1996 or so, early. thirteen years old. it was a snow day. we were at d.’s house, because it had the lowest amount of parental supervision. d. was a troubled loud crazy girl from a really fucked-up family who i was secretly in love with, e. was a pretty little blonde from a really fucked-up family (and who is still one of my best friends today!) and i was a tall awkward bookish dork from a really fucked-up family who was just coming out of my shell, just learning how to talk so people would listen, just learning how loud i could scream & what it could do.
anyway. three thirteen-year-olds (perhaps e. was 14 by then. she’s an aquarius.) snowy day. bored. this was before the interweb. sitting in d.’s living room we saw some teenage boys walking by us. we dared d. to say something to them. she opened the window, pulled up the screen and screamed, in her waking-the-dead voice, “EAT ME OUT, MOTHERFUCKERS! YOU AIN’T SHIT! EAT ME OUT EAT ME OUT EAT ME OUUUUUUUUUUUUUUUTTTTTTTTTT!”
we all laughed. then one of us said, “oh shit, they’re coming towards the house!” we all panicked and ran out the side door, up the hill in d.’s backyard. no shoes, no jackets. d.’s backyard was a hill at about a 50 degree angle, straight up and totally icy. we ran up, half scared, half giggly. i looked down at e., climbing underneath me. she had a kitchen knife between her teeth, blade side pointed away from her tongue. she had a truly crazed look in her eye. i had a moment that i’ve had a lot of times since, where i look around and think, “this is so fucking crazy, and this is so where i need to be.” barefoot on the ice? why the fuck not? e. was so quiet in school, the only conventionally attractive one in our whole social circle. everyone thought she was so normal. but she had a knife between her teeth, and she took it out once we reached the bushes at the top to hiss, “if they come up here, i’ll stab them! i’ll stab them!” i have never loved her more.
that was the first time i fell in love with tough girls, the first time i made a vow to always have my life be crazy, the first time i looked at danger and got exhilarated. before them–just two years ago–i’d been resigned to a life of reading books in my old beatup chair. nobody touched me & nobody heard me. i would talk and people would just look in shock. i didn’t know how to be loud. people said my name like a punishment. who would have thought in just two years i’d have a new name, i’d be standing on a hill with knives & we’d talk about stabbing boys. we’d do it for each other, if that’s what it came down to, because that’s what we meant to each other. two years ago i would have cringed at “eat me out” and “motherfucker” but now my mouth was filthy, now it was curved to fit the shape of those words.
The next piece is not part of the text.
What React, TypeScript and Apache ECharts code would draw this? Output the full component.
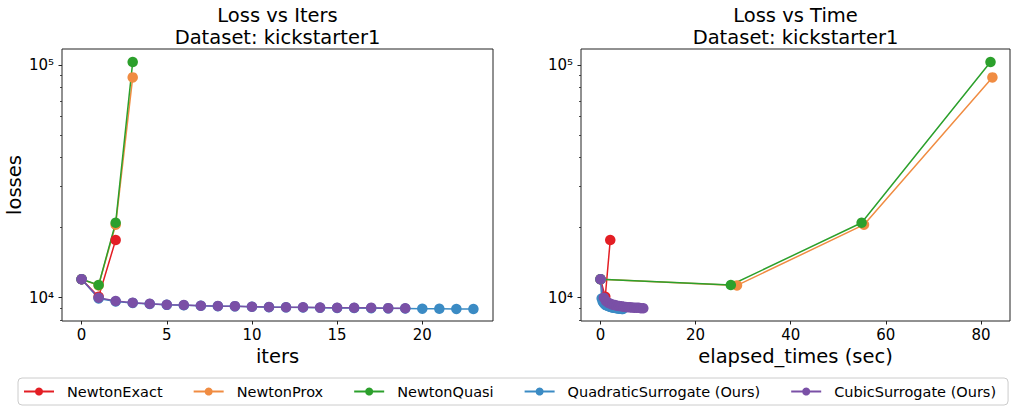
import React, { useEffect, useRef } from 'react';
import * as echarts from 'echarts';

// ---------- data ----------
const seriesNames = [
  'NewtonExact',
  'NewtonProx',
  'NewtonQuasi',
  'QuadraticSurrogate (Ours)',
  'CubicSurrogate (Ours)',
];
const seriesColors = ['#e31e24', '#f08c42', '#2ca02c', '#3b8bc4', '#7a50a6'];

const exactLoss = [12000, 10100, 17700];
const exactTime = [0, 1.0, 2.05];

const proxLoss = [12000, 11300, 20600, 88500];
const proxTime = [0, 28.7, 55.4, 82.4];

const quasiLoss = [12000, 11340, 21000, 103000];
const quasiTime = [0, 27.4, 54.9, 82.0];

const quadLoss = [
  12000, 9930, 9640, 9500, 9400, 9320, 9280, 9230, 9200, 9180, 9140, 9110,
  9090, 9080, 9060, 9040, 9030, 9020, 9000, 8990, 8970, 8960, 8950, 8940,
];
const quadTime = [
  0, 0.25, 0.45, 0.65, 0.85, 1.05, 1.25, 1.45, 1.7, 1.9, 2.1, 2.3, 2.5,
  2.7, 2.9, 3.1, 3.3, 3.5, 3.7, 3.9, 4.1, 4.3, 4.5, 4.7,
];

const cubicLoss = [
  12000, 10000, 9680, 9520, 9420, 9330, 9300, 9240, 9210, 9200, 9150, 9120,
  9100, 9100, 9070, 9050, 9050, 9050, 9020, 9010,
];
const cubicTime = [
  0, 0.7, 1.15, 1.6, 2.1, 2.55, 3.0, 3.45, 3.9, 4.35, 4.85, 5.3, 5.75, 6.2,
  6.65, 7.15, 7.6, 8.05, 8.5, 9.0,
];

const lossSets = [exactLoss, proxLoss, quasiLoss, quadLoss, cubicLoss];
const timeSets = [exactTime, proxTime, quasiTime, quadTime, cubicTime];

const itersTicks = [0, 5, 10, 15, 20];
const timeTicks = [0, 20, 40, 60, 80];
const majorLossTicks = [10000, 100000];
const minorLossTicks = [8000, 9000, 20000, 30000, 40000, 50000, 60000, 70000, 80000, 90000];

const titles = ['Loss vs Iters\nDataset: kickstarter1', 'Loss vs Time\nDataset: kickstarter1'];
const xNames = ['iters', 'elapsed_times (sec)'];
const yName = 'losses';

// ---------- layout / style ----------
const FONT = 'DejaVu Sans';
const Y_MIN = 7943;
const Y_MAX = 117200;
const SUP: Record<string, string> = { '0': '⁰', '1': '¹', '2': '²', '3': '³', '4': '⁴', '5': '⁵', '6': '⁶', '7': '⁷', '8': '⁸', '9': '⁹' };

function powLabel(v: number): string {
  const p = Math.round(v);
  if (Math.abs(v - p) > 1e-6) return '';
  return '10' + String(p).split('').map((c) => SUP[c] || c).join('');
}

function buildOption() {
  const grids = [
    { left: 62, right: 518, top: 49, bottom: 85 },
    { left: 581, right: 1, top: 49, bottom: 85 },
  ].map((g) => ({ ...g, show: true, borderColor: '#222', borderWidth: 1, backgroundColor: 'transparent', containLabel: false }));

  const xRanges = [
    [-1.15, 24.15],
    [-4.1, 86.1],
  ];
  const xTickSets = [itersTicks, timeTicks];

  const xAxes = [0, 1].map((i) => ({
    type: 'value',
    gridIndex: i,
    min: xRanges[i][0],
    max: xRanges[i][1],
    axisLine: { show: false },
    splitLine: { show: false },
    axisTick: { show: true, customValues: xTickSets[i], length: 3.5, lineStyle: { color: '#222', width: 1 } },
    axisLabel: { customValues: xTickSets[i], fontSize: 15, color: '#000', fontFamily: FONT, margin: 6 },
    name: xNames[i],
    nameLocation: 'middle',
    nameGap: 21,
    nameTextStyle: { fontSize: 19.5, color: '#000', fontFamily: FONT },
  }));

  const lmin = Math.log10(Y_MIN);
  const lmax = Math.log10(Y_MAX);
  const yAxes: any[] = [];
  [0, 1].forEach((i) => {
    yAxes.push({
      type: 'log',
      logBase: 10,
      gridIndex: i,
      position: 'left',
      min: Y_MIN,
      max: Y_MAX,
      show: false,
    });
    yAxes.push({
      type: 'value',
      gridIndex: i,
      position: 'left',
      min: lmin,
      max: lmax,
      axisLine: { show: false },
      splitLine: { show: false },
      axisTick: { show: true, customValues: majorLossTicks.map(Math.log10), length: 3.5, lineStyle: { color: '#222', width: 1 } },
      axisLabel: {
        customValues: majorLossTicks.map(Math.log10),
        formatter: (v: number) => powLabel(v),
        fontSize: 15,
        color: '#000',
        fontFamily: FONT,
        margin: 8,
      },
      name: i === 0 ? yName : '',
      nameLocation: 'middle',
      nameGap: 30,
      nameTextStyle: { fontSize: 19.5, color: '#000', fontFamily: FONT },
    });
    yAxes.push({
      type: 'value',
      gridIndex: i,
      position: 'left',
      min: lmin,
      max: lmax,
      axisLine: { show: false },
      splitLine: { show: false },
      axisTick: { show: true, customValues: minorLossTicks.map(Math.log10), length: 2, lineStyle: { color: '#222', width: 0.8 } },
      axisLabel: { show: false },
    });
  });

  const series: any[] = [];
  seriesNames.forEach((name, k) => {
    series.push({
      type: 'line',
      name,
      xAxisIndex: 0,
      yAxisIndex: 0,
      data: lossSets[k].map((v, i) => [i, v]),
      symbol: 'circle',
      symbolSize: 10.5,
      showAllSymbol: true,
      color: seriesColors[k],
      lineStyle: { width: 1.5, color: seriesColors[k] },
      itemStyle: { color: seriesColors[k] },
      emphasis: { disabled: true },
    });
  });
  seriesNames.forEach((name, k) => {
    series.push({
      type: 'line',
      name,
      xAxisIndex: 1,
      yAxisIndex: 3,
      data: timeSets[k].map((t, i) => [t, lossSets[k][i]]),
      symbol: 'circle',
      symbolSize: 10.5,
      showAllSymbol: true,
      color: seriesColors[k],
      lineStyle: { width: 1.5, color: seriesColors[k] },
      itemStyle: { color: seriesColors[k] },
      emphasis: { disabled: true },
    });
  });

  return {
    animation: false,
    backgroundColor: '#ffffff',
    textStyle: { fontFamily: FONT },
    title: [
      { text: titles[0], left: 277.5, top: 4, textAlign: 'center', padding: 0 },
      { text: titles[1], left: 795.5, top: 4, textAlign: 'center', padding: 0 },
    ].map((t) => ({
      ...t,
      textStyle: { fontSize: 19.5, fontWeight: 'normal', color: '#000', lineHeight: 22.5, fontFamily: FONT },
    })),
    legend: {
      data: seriesNames,
      left: 18,
      top: 378,
      orient: 'horizontal',
      itemWidth: 30,
      itemHeight: 10,
      itemGap: 30,
      padding: [6, 12, 6, 5],
      borderColor: '#cccccc',
      borderWidth: 1,
      borderRadius: 4,
      backgroundColor: '#ffffff',
      textStyle: { fontSize: 14.5, color: '#000', fontFamily: FONT, padding: [0, 0, 0, 8] },
    },
    grid: grids,
    xAxis: xAxes,
    yAxis: yAxes,
    series,
  };
}

export default function App() {
  const ref = useRef<HTMLDivElement>(null);
  useEffect(() => {
    if (!ref.current) return;
    const chart = echarts.init(ref.current, null, { renderer: 'svg' });
    chart.setOption(buildOption() as any);
    return () => chart.dispose();
  }, []);
  return (
    <div
      ref={ref}
      style={{ position: 'absolute', left: 0, top: 0, width: 1011, height: 406, background: '#fff' }}
    />
  );
}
the boys knocked on the locked door & eventually went away. we went back inside and prank-called people and laughed until we couldn’t breathe, until we all thought we were literally going to die. & that was just the beginning, just the beginning.
my life isn’t really all that crazy or dangerous anymore, and i don’t really want it to be. but sometimes i miss that self, wire-rim glasses and all. i have a waking-the-dead voice of my own; that girl who screamed has a baby & lives on the other side of the country & hates me so much she won’t speak my name. that’s fine, i guess. she helped me enough.